AVC: Where does the sentimentality come from?

MM: It’s innocent. It’s a look at innocence written by a person who’s not that innocent. It’s make-believe. It’s “Let’s play that we’re kids playing.”


“Christmas With The Devil”

MM: We were going to be doing an appearance on Saturday Night Live in 1984, when the movie came out, and we wanted to do “Big Bottom,” which was kind of our hit at the time. We also wanted to do a new tune, and Harry had this idea of “Christmas With The Devil.” It just seemed iconically disrespectful and kind of edgy, quote-unquote. And so we wrote that tune, and that was the first place we did that song. It was Harry’s idea for the song itself, and he came up with the opening piece of what it sounds like. I think he wrote the basis of the song, and then we all got together and finished it.


AVC: How was it received?

MM: Good. We had background singers dressed as angels, and of course, little people dressed as reindeer pulling a sleigh. It’s pretty crude.


“Rainy Day Sun”

MM: This is one of my favorite songs. As often happens, the titles came from Harry. We needed a flip side for “Listen To The Flower People,” and Harry just said “Rainy Day Sun.” And I said “That’s a great song title,” and we used it.

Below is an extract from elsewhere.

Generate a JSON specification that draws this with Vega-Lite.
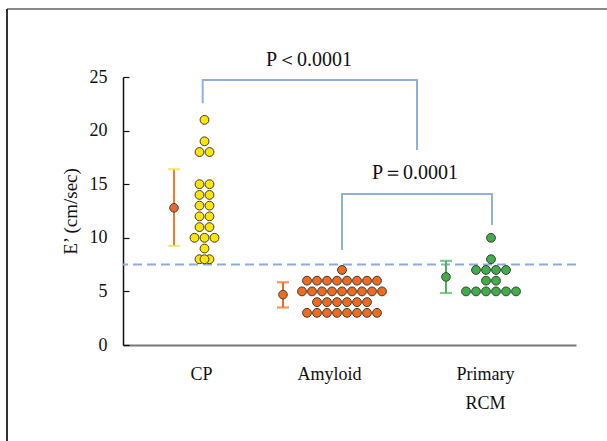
{
  "$schema": "https://vega.github.io/schema/vega-lite/v6.json",
  "width": 453,
  "height": 268,
  "autosize": {"type": "none"},
  "padding": {"left": 123, "top": 77, "right": 31, "bottom": 96},
  "background": "white",
  "config": {
    "view": {"stroke": null},
    "font": "Liberation Serif",
    "axis": {"grid": false, "labelFont": "Liberation Serif", "titleFont": "Liberation Serif", "labelColor": "#111", "titleColor": "#111", "labelFontSize": 18, "titleFontSize": 19, "titleFontWeight": "normal", "labelFontWeight": "normal"}
  },
  "datasets": {
    "dots": [
      {"group": "CP", "pos": 8.15, "value": 21},
      {"group": "CP", "pos": 8.15, "value": 19},
      {"group": "CP", "pos": 7.65, "value": 18},
      {"group": "CP", "pos": 8.65, "value": 18},
      {"group": "CP", "pos": 7.65, "value": 15},
      {"group": "CP", "pos": 8.65, "value": 15},
      {"group": "CP", "pos": 7.65, "value": 14},
      {"group": "CP", "pos": 8.65, "value": 14},
      {"group": "CP", "pos": 7.65, "value": 13},
      {"group": "CP", "pos": 8.65, "value": 13},
      {"group": "CP", "pos": 7.65, "value": 12},
      {"group": "CP", "pos": 8.65, "value": 12},
      {"group": "CP", "pos": 7.65, "value": 11},
      {"group": "CP", "pos": 8.65, "value": 11},
      {"group": "CP", "pos": 7.15, "value": 10},
      {"group": "CP", "pos": 8.15, "value": 10},
      {"group": "CP", "pos": 9.15, "value": 10},
      {"group": "CP", "pos": 8.15, "value": 9},
      {"group": "CP", "pos": 7.65, "value": 8},
      {"group": "CP", "pos": 8.65, "value": 8},
      {"group": "CP", "pos": 8.15, "value": 8},
      {"group": "Amyloid", "pos": 21.9, "value": 7},
      {"group": "Amyloid", "pos": 18.4, "value": 6},
      {"group": "Amyloid", "pos": 19.4, "value": 6},
      {"group": "Amyloid", "pos": 20.4, "value": 6},
      {"group": "Amyloid", "pos": 21.4, "value": 6},
      {"group": "Amyloid", "pos": 22.4, "value": 6},
      {"group": "Amyloid", "pos": 23.4, "value": 6},
      {"group": "Amyloid", "pos": 24.4, "value": 6},
      {"group": "Amyloid", "pos": 25.4, "value": 6},
      {"group": "Amyloid", "pos": 17.9, "value": 5},
      {"group": "Amyloid", "pos": 18.9, "value": 5},
      {"group": "Amyloid", "pos": 19.9, "value": 5},
      {"group": "Amyloid", "pos": 20.9, "value": 5},
      {"group": "Amyloid", "pos": 21.9, "value": 5},
      {"group": "Amyloid", "pos": 22.9, "value": 5},
      {"group": "Amyloid", "pos": 23.9, "value": 5},
      {"group": "Amyloid", "pos": 24.9, "value": 5},
      {"group": "Amyloid", "pos": 25.9, "value": 5},
      {"group": "Amyloid", "pos": 19.4, "value": 4},
      {"group": "Amyloid", "pos": 20.4, "value": 4},
      {"group": "Amyloid", "pos": 21.4, "value": 4},
      {"group": "Amyloid", "pos": 22.4, "value": 4},
      {"group": "Amyloid", "pos": 23.4, "value": 4},
      {"group": "Amyloid", "pos": 24.4, "value": 4},
      {"group": "Amyloid", "pos": 18.4, "value": 3},
      {"group": "Amyloid", "pos": 19.4, "value": 3},
      {"group": "Amyloid", "pos": 20.4, "value": 3},
      {"group": "Amyloid", "pos": 21.4, "value": 3},
      {"group": "Amyloid", "pos": 22.4, "value": 3},
      {"group": "Amyloid", "pos": 23.4, "value": 3},
      {"group": "Amyloid", "pos": 24.4, "value": 3},
      {"group": "Amyloid", "pos": 25.4, "value": 3},
      {"group": "Primary RCM", "pos": 36.8, "value": 10},
      {"group": "Primary RCM", "pos": 36.8, "value": 8},
      {"group": "Primary RCM", "pos": 35.3, "value": 7},
      {"group": "Primary RCM", "pos": 36.3, "value": 7},
      {"group": "Primary RCM", "pos": 37.3, "value": 7},
      {"group": "Primary RCM", "pos": 38.3, "value": 7},
      {"group": "Primary RCM", "pos": 36.3, "value": 6},
      {"group": "Primary RCM", "pos": 37.3, "value": 6},
      {"group": "Primary RCM", "pos": 34.3, "value": 5},
      {"group": "Primary RCM", "pos": 35.3, "value": 5},
      {"group": "Primary RCM", "pos": 36.3, "value": 5},
      {"group": "Primary RCM", "pos": 37.3, "value": 5},
      {"group": "Primary RCM", "pos": 38.3, "value": 5},
      {"group": "Primary RCM", "pos": 39.3, "value": 5}
    ],
    "bars": [
      {"group": "CP", "pos": 5.1, "mean": 12.8, "lo": 9.25, "hi": 16.4},
      {"group": "Amyloid", "pos": 16.0, "mean": 4.7, "lo": 3.5, "hi": 5.85},
      {"group": "Primary RCM", "pos": 32.3, "mean": 6.35, "lo": 4.85, "hi": 7.85}
    ],
    "brackets": [
      {"b": 1, "o": 1, "pos": 7.97, "value": 22.55},
      {"b": 1, "o": 2, "pos": 7.97, "value": 24.72},
      {"b": 1, "o": 3, "pos": 29.4, "value": 24.72},
      {"b": 1, "o": 4, "pos": 29.4, "value": 18.19},
      {"b": 2, "o": 1, "pos": 21.9, "value": 8.86},
      {"b": 2, "o": 2, "pos": 21.9, "value": 14.09},
      {"b": 2, "o": 3, "pos": 36.9, "value": 14.09},
      {"b": 2, "o": 4, "pos": 36.9, "value": 11.19}
    ],
    "notes": [
      {"label": "P＜0.0001", "pos": 18.6, "value": 26.6},
      {"label": "P＝0.0001", "pos": 29.2, "value": 16.0}
    ],
    "one": [{"k": 1}]
  },
  "resolve": {"scale": {"color": "independent"}},
  "layer": [
    {
      "data": {"name": "dots"},
      "mark": {"type": "point", "filled": true, "size": 78, "stroke": "#3a3a3a", "strokeWidth": 1, "opacity": 0},
      "encoding": {
        "x": {
          "field": "pos", "type": "quantitative",
          "scale": {"domain": [0, 45.3], "nice": false, "zero": false},
          "axis": {
            "title": null, "values": [7.8, 20.6, 36.2], "ticks": false,
            "labelExpr": "datum.value < 10 ? 'CP' : datum.value < 30 ? 'Amyloid' : ['Primary', 'RCM']",
            "labelFont": "Liberation Serif", "labelFontWeight": "normal", "labelFontSize": 18,
            "labelPadding": 20, "labelLineHeight": 29, "labelFlush": false, "labelOverlap": false,
            "domainColor": "#777", "domainWidth": 2
          }
        },
        "y": {
          "field": "value", "type": "quantitative",
          "scale": {"domain": [0, 25], "nice": false, "zero": true},
          "axis": {
            "title": "E’ (cm/sec)", "values": [0, 5, 10, 15, 20, 25],
            "labelFont": "Liberation Serif", "labelFontWeight": "normal",
            "tickSize": -6, "tickColor": "#111", "tickWidth": 1.2, "labelPadding": 22,
            "domainColor": "#111", "domainWidth": 1.5, "titlePadding": 9
          }
        }
      }
    },
    {
      "data": {"name": "one"},
      "mark": {"type": "rule", "strokeDash": [9, 5], "color": "#8eaadb", "strokeWidth": 2},
      "encoding": {"y": {"datum": 7.5, "type": "quantitative"}}
    },
    {
      "data": {"name": "brackets"},
      "mark": {"type": "line", "color": "#92b0de", "strokeWidth": 2},
      "encoding": {
        "x": {"field": "pos", "type": "quantitative"},
        "y": {"field": "value", "type": "quantitative"},
        "detail": {"field": "b"},
        "order": {"field": "o", "type": "quantitative"}
      }
    },
    {
      "data": {"name": "notes"},
      "mark": {"type": "text", "font": "Liberation Serif", "fontSize": 20, "color": "#111", "baseline": "middle", "align": "center"},
      "encoding": {
        "x": {"field": "pos", "type": "quantitative"},
        "y": {"field": "value", "type": "quantitative"},
        "text": {"field": "label"}
      }
    },
    {
      "data": {"name": "bars"},
      "mark": {"type": "rule", "strokeWidth": 2},
      "encoding": {
        "x": {"field": "pos", "type": "quantitative"},
        "y": {"field": "lo", "type": "quantitative"},
        "y2": {"field": "hi"},
        "color": {"field": "group", "type": "nominal", "legend": null, "scale": {"domain": ["CP", "Amyloid", "Primary RCM"], "range": ["#ee7b2f", "#f26b1d", "#4db556"]}}
      }
    },
    {
      "data": {"name": "bars"},
      "mark": {"type": "tick", "orient": "horizontal", "size": 12, "thickness": 2.2},
      "encoding": {
        "x": {"field": "pos", "type": "quantitative"},
        "y": {"field": "lo", "type": "quantitative"},
        "color": {"field": "group", "type": "nominal", "legend": null, "scale": {"domain": ["CP", "Amyloid", "Primary RCM"], "range": ["#f0e03a", "#f26b1d", "#4db556"]}}
      }
    },
    {
      "data": {"name": "bars"},
      "mark": {"type": "tick", "orient": "horizontal", "size": 12, "thickness": 2.2},
      "encoding": {
        "x": {"field": "pos", "type": "quantitative"},
        "y": {"field": "hi", "type": "quantitative"},
        "color": {"field": "group", "type": "nominal", "legend": null, "scale": {"domain": ["CP", "Amyloid", "Primary RCM"], "range": ["#f0e03a", "#f26b1d", "#4db556"]}}
      }
    },
    {
      "data": {"name": "bars"},
      "mark": {"type": "point", "filled": true, "size": 75, "stroke": "#444", "strokeWidth": 1, "opacity": 1},
      "encoding": {
        "x": {"field": "pos", "type": "quantitative"},
        "y": {"field": "mean", "type": "quantitative"},
        "color": {"field": "group", "type": "nominal", "legend": null, "scale": {"domain": ["CP", "Amyloid", "Primary RCM"], "range": ["#e8672a", "#f26b1d", "#3fae49"]}}
      }
    },
    {
      "data": {"name": "dots"},
      "mark": {"type": "point", "filled": true, "size": 78, "stroke": "#3a3a3a", "strokeWidth": 1, "opacity": 1},
      "encoding": {
        "x": {"field": "pos", "type": "quantitative"},
        "y": {"field": "value", "type": "quantitative"},
        "color": {"field": "group", "type": "nominal", "legend": null, "scale": {"domain": ["CP", "Amyloid", "Primary RCM"], "range": ["#ffe600", "#f26b1d", "#3fae49"]}}
      }
    },
    {
      "data": {"name": "one"},
      "mark": {"type": "rule", "color": "#8a8a8a", "strokeWidth": 2},
      "encoding": {
        "x": {"datum": -11.6, "type": "quantitative"},
        "x2": {"datum": 48.4},
        "y": {"datum": 31.34, "type": "quantitative"}
      }
    },
    {
      "data": {"name": "one"},
      "mark": {"type": "rule", "color": "#333", "strokeWidth": 2},
      "encoding": {
        "x": {"datum": -11.6, "type": "quantitative"},
        "y": {"datum": 31.34, "type": "quantitative"},
        "y2": {"datum": -9.5}
      }
    }
  ]
}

AVC: The song shows off the silly side of the band. Is it tough to give satirical characters a sense of humor? To make them aware?

MM: I think a band that doesn’t have a sense of humor can come up with their own take on whimsy. Kind of lead-footed and ham-handed, but I think just all the better for that. These guys singing about how the sun is like a moppet at a birthday party. That’s pretty lame.